The expression “do well by doing good” has guided much of what Blue State Digital has accomplished over the years, but it has special resonance with me. As the COO, my job is to make sure we can fight for the causes that we are passionate about and are core to BSD’s collective identity, look out for our employees’ needs, invest in the next wave of innovation in our products — and make ends meet while doing so.

This week, I attended the Digiday Agency Summit in Charleston. I spoke about BSD — how we balance our mission and values with the need to run a business, and about some of the things we are doing to stand up to the current administration, including our work with HOPE not hate and our CallOut product. The summit sparked discussions about important industry trends and enabled companies to show how they’re managing in this economy. Many of my fellow presenters spoke about the impact of the work they do and the importance of the “people part” of their businesses, so I hope my words resonated.

BSD’s work centers on digital transformation: helping organizations develop better relationships with the people most important to them. Sometimes the project demands strategy and creative; sometimes the focus is on tech and data — but it’s always about people.

For us, there is something civic at the heart of building any community of people in common cause — to evangelize for a brand they love, to advocate for a charity they care about, or to knock on doors for a campaign they support. That sense of civic responsibility extends to the community of employees that make up our company, and it guides the policies that affect BSD employees every day.

One example is pay equity. Women on our team asked us to share BSD’s position regarding gender-based pay discrimination. We found that, on average, we were paying women 2% more than men who had the same title, compared to the national average of 80 cents on the dollar.

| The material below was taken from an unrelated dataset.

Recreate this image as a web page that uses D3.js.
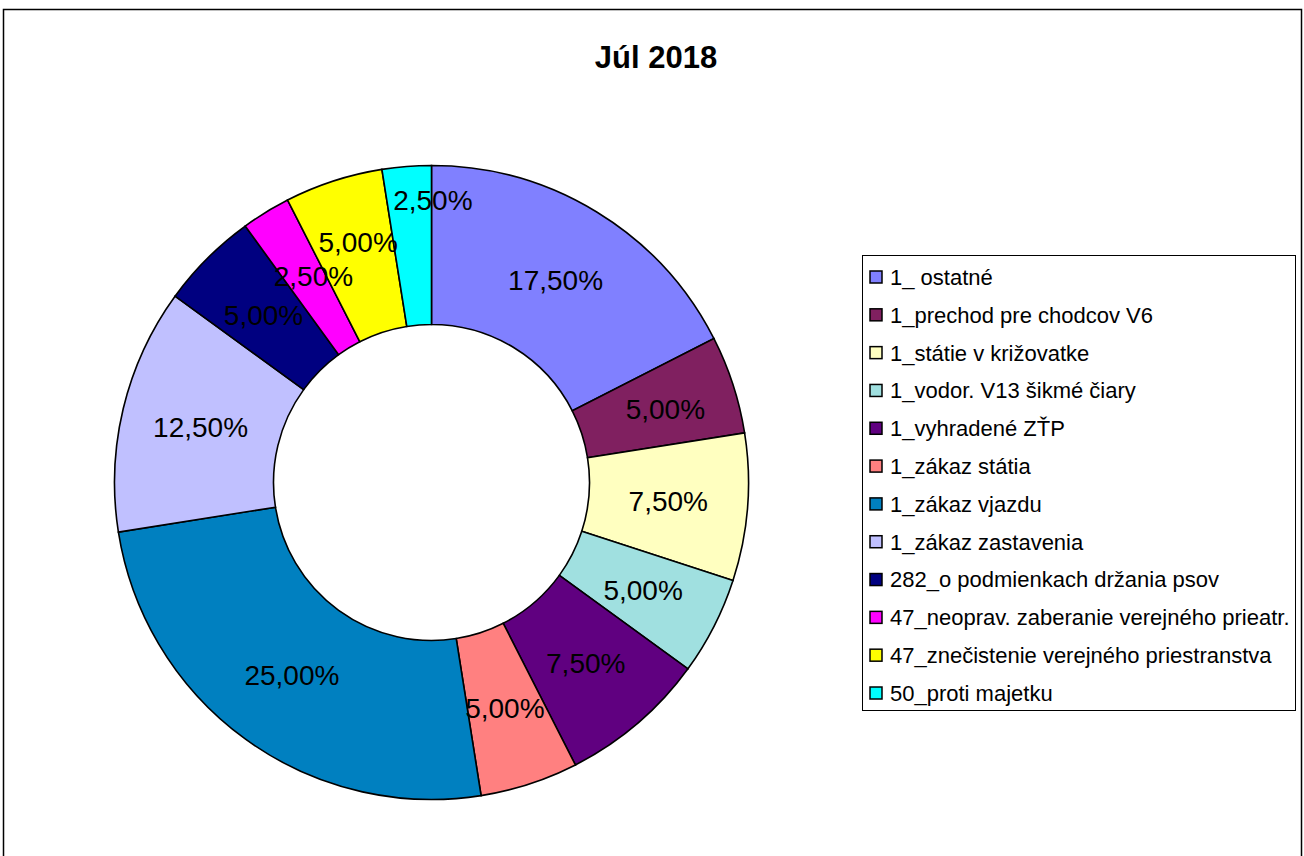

However, there were some exceptions, and there was one employee’s salary in particular that was way off-trend. I brought the number to our CEO and he insisted on correcting the problem the very next day.

We have similar stories to tell about BSD’s parental leave policy (12 to 18 weeks paid leave for men and women), our health care premium plan (higher-paid employees subsidize the premiums of more junior staff), and our time off policy (get your work done, then take off as much time as you want).

With politics in a frightening place and much of the social safety net dissolved, it’s fallen on businesses to take care of our people while we fight for a better world. To best serve both our clients and our employees, we need to be authentic about where we stand.